Paul G. Driscoll - VP, CFO, Secretary & Treasurer
It's projecting about $3.9 million for '18. It was $3.2 million in '17.
Richard Dearnley
Okeydoke. Then you've mentioned that the promotions in fourth quarter and e-commerce, and I realize promotions take many different forms, hurt the gross margins by 200 basis points or most of the 200 basis points. But if you look at -- as you see online -- the online business now or better, I guess, in the future, online business, most people that are saying the gross margin is less. The SG&A is also less. And how does the up-margin then shake out?

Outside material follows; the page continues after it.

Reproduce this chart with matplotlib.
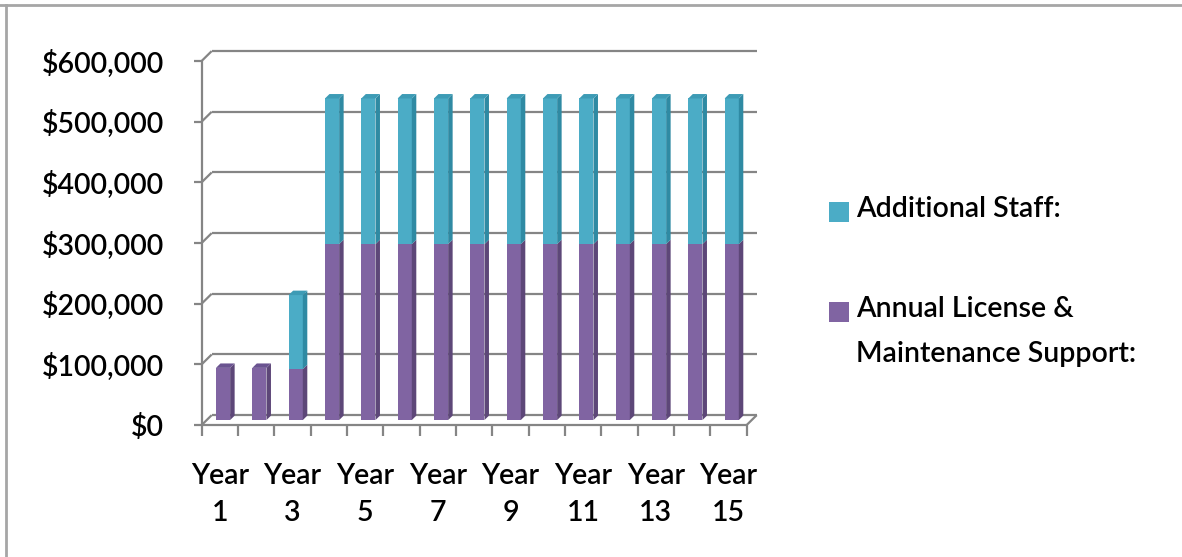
import numpy as np
import matplotlib.pyplot as plt
from matplotlib.patches import Polygon, Rectangle
from matplotlib.lines import Line2D

plt.rcParams['font.family'] = ['Lato', 'DejaVu Sans']
plt.rcParams['font.weight'] = 'semibold'

years = ['Year 1', 'Year 2', 'Year 3', 'Year 4', 'Year 5', 'Year 6', 'Year 7', 'Year 8',
         'Year 9', 'Year 10', 'Year 11', 'Year 12', 'Year 13', 'Year 14', 'Year 15']
tick_labels = ['Year\n1', '', 'Year\n3', '', 'Year\n5', '', 'Year\n7', '',
               'Year\n9', '', 'Year\n11', '', 'Year\n13', '', 'Year\n15']
license_support = [86000, 86000, 84000, 290000, 290000, 290000, 290000, 290000,
                   290000, 290000, 290000, 290000, 290000, 290000, 290000]
additional_staff = [0, 0, 122000, 240000, 240000, 240000, 240000, 240000,
                    240000, 240000, 240000, 240000, 240000, 240000, 240000]
y_ticks = [0, 100000, 200000, 300000, 400000, 500000, 600000]
y_labels = ['$0', '$100,000', '$200,000', '$300,000', '$400,000', '$500,000', '$600,000']
legend_labels = ['Additional Staff:', 'Annual License &\nMaintenance Support:']

W, H = 1182, 557
fig = plt.figure(figsize=(W / 100, H / 100), dpi=100)
# axes = middle depth plane of the fake 3d box
ax_l, ax_r, ax_t, ax_b = 206.7, 751.7, 56.0, 425.0
ax = fig.add_axes([ax_l / W, 1 - ax_b / H, (ax_r - ax_l) / W, (ax_b - ax_t) / H])
n = len(years)
ax.set_xlim(-0.5, n - 0.5)
ax.set_ylim(0, 600000)
for s in ax.spines.values():
    s.set_visible(False)

px_x = n / (ax_r - ax_l)          # data units per pixel
px_y = 600000 / (ax_b - ax_t)
dx, dy = 5 * px_x, 5 * px_y       # half depth of the box
gcol = '#858585'
glw = 1.6

def line(xs, ys):
    ax.plot(xs, ys, color=gcol, lw=glw, clip_on=False, solid_capstyle='butt', zorder=1)

x0, x1 = -0.5, n - 0.5
for v in y_ticks:
    line([x0 + dx, x1 + dx], [v + dy, v + dy])            # back wall
    line([x0 - dx, x0 + dx], [v - dy, v + dy])            # side stub
    line([x0 - dx - 8 * px_x, x0 - dx], [v - dy, v - dy])  # tick
line([x0 - dx, x0 - dx], [-dy, 600000 - dy])
line([x0 - dx, x1 - dx], [-dy, -dy])
line([x1 - dx, x1 + dx], [-dy, dy])
for b in np.arange(n + 1) - 0.5:
    line([b - dx, b - dx], [-dy, -dy - 11 * px_y])

# bars
xs = np.arange(n)
w = 0.39
sx, sy = 4.5 * px_x, 4.5 * px_y
series = [(license_support, '#8064A2', '#5d4778', '#6a5390'),
          (additional_staff, '#4BACC6', '#2f8aa3', '#3d9bb5')]
bottom = np.zeros(n)
tops = np.array(license_support) + np.array(additional_staff)
for vals, cf, cs, ct in series:
    vals = np.array(vals, dtype=float)
    ax.bar(xs - 0.05, vals, w, bottom=bottom, color=cf, linewidth=0, zorder=3)
    for i in range(n):
        if vals[i] <= 0:
            continue
        xr = xs[i] - 0.05 + w / 2
        b0, b1 = bottom[i], bottom[i] + vals[i]
        ax.add_patch(Polygon([(xr, b0), (xr + sx, b0 + sy), (xr + sx, b1 + sy), (xr, b1)],
                             closed=True, facecolor=cs, lw=0, zorder=3, clip_on=False))
        if b1 >= tops[i]:
            xl = xr - w
            ax.add_patch(Polygon([(xl, b1), (xr, b1), (xr + sx, b1 + sy), (xl + sx, b1 + sy)],
                                 closed=True, facecolor=ct, lw=0, zorder=3, clip_on=False))
    bottom = bottom + vals

fs = 20.5
ax.set_xticks(xs - dx, tick_labels, fontsize=fs, linespacing=1.55, color='black')
ax.set_yticks(np.array(y_ticks) - dy, y_labels, fontsize=fs)
ax.tick_params(axis='x', length=0, pad=27)
ax.tick_params(axis='y', length=0, pad=31)

# legend
leg = [(legend_labels[0], '#4BACC6', 212), (legend_labels[1], '#8064A2', 312)]
for lab, c, yc in leg:
    fig.patches.append(Rectangle((829 / W, 1 - (yc + 10) / H), 20 / W, 20 / H,
                                 transform=fig.transFigure, facecolor=c, lw=0))
    fig.text(856 / W, 1 - (yc - 16) / H, lab, fontsize=fs, va='top', ha='left',
             linespacing=1.9)

# chart border (top and left only visible)
fig.add_artist(Line2D([0, 1], [1 - 5 / H, 1 - 5 / H], color='#a6a6a6', lw=2))
fig.add_artist(Line2D([6 / W, 6 / W], [0, 1 - 5 / H], color='#a6a6a6', lw=2))

fig.savefig('out.png', dpi=100)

Paul G. Driscoll - VP, CFO, Secretary & Treasurer
I don't have those exact numbers to share with you.
Walter C. Johnsen - Chairman of the Board & CEO
But the answer on the promotions in the fourth quarter. Black Friday is one of the major, major promotional points for online and retailers. And for the online retailers, they want the best prices all year, and it's not one day. It's like 5 weeks. It is more volume, but it's -- that period is lower margins, the lowest you're ever going to have on your products.
Richard Dearnley
Yes. It's -- Walmart made a point on their fourth quarter of saying, "We got too much online inventory. We didn't have enough in the stores." Getting this right is very difficult, and everyone's feeling their way along. And sad to say, probably like the investment business, you learn these lessons by costing your money. I understand it's tough.
Walter C. Johnsen - Chairman of the Board & CEO
No, it's a change in the paradigm, and it's exciting. I mean, we're playing and gaining market share in a huge arena, and it's with some customers who were just shining compared to many of our retailers who are struggling. And that shift from retailer to online and then getting it right, it's a huge opportunity. That's what we're putting to play. That's why we're putting the promotions, and that's why we're hiring the staff. And that's why we're upgrading in North Carolina, to handle it. And I can't think of a more exciting time to be running Acme than right now.
Operator
We'll move back to Jeffrey Matthews with RAM partners.
Jeffrey Matthews - Founder and General Partner
Walter, I didn't hear any mention of sales in China or business in Asia. Maybe I missed it. What's going on there, sales-wise rather than cost-of-goods-wise?
Walter C. Johnsen - Chairman of the Board & CEO
Well, we do sell out of our Hong Kong office into Australia, New Zealand, Korea, Taiwan, Japan, Philippines, Indonesia. It's about $1 million a year. It's small, it's growing, it's profitable, and it's consolidated with the U.S. operations so we don't break it out. But it's a very good piece of business, and it's profitable. In China itself, we sold for a while, and we had trouble collecting just a few years ago. And finally, I decided -- we decided as a team that maybe that was not the best market for us. It wasn't a big deal, and we just shifted to the more -- the other countries in Southeast Asia.
Operator
And gentlemen, at this time, it appears we have no further questions from the audience.
Walter C. Johnsen - Chairman of the Board & CEO
Well then, this call is complete. We look forward to speaking with you again after we release first quarter earnings in April when we will also provide guidance for 2018. Thank you for participating, and goodbye.
Operator
Once again, ladies and gentlemen, that concludes our call for today. You may now disconnect.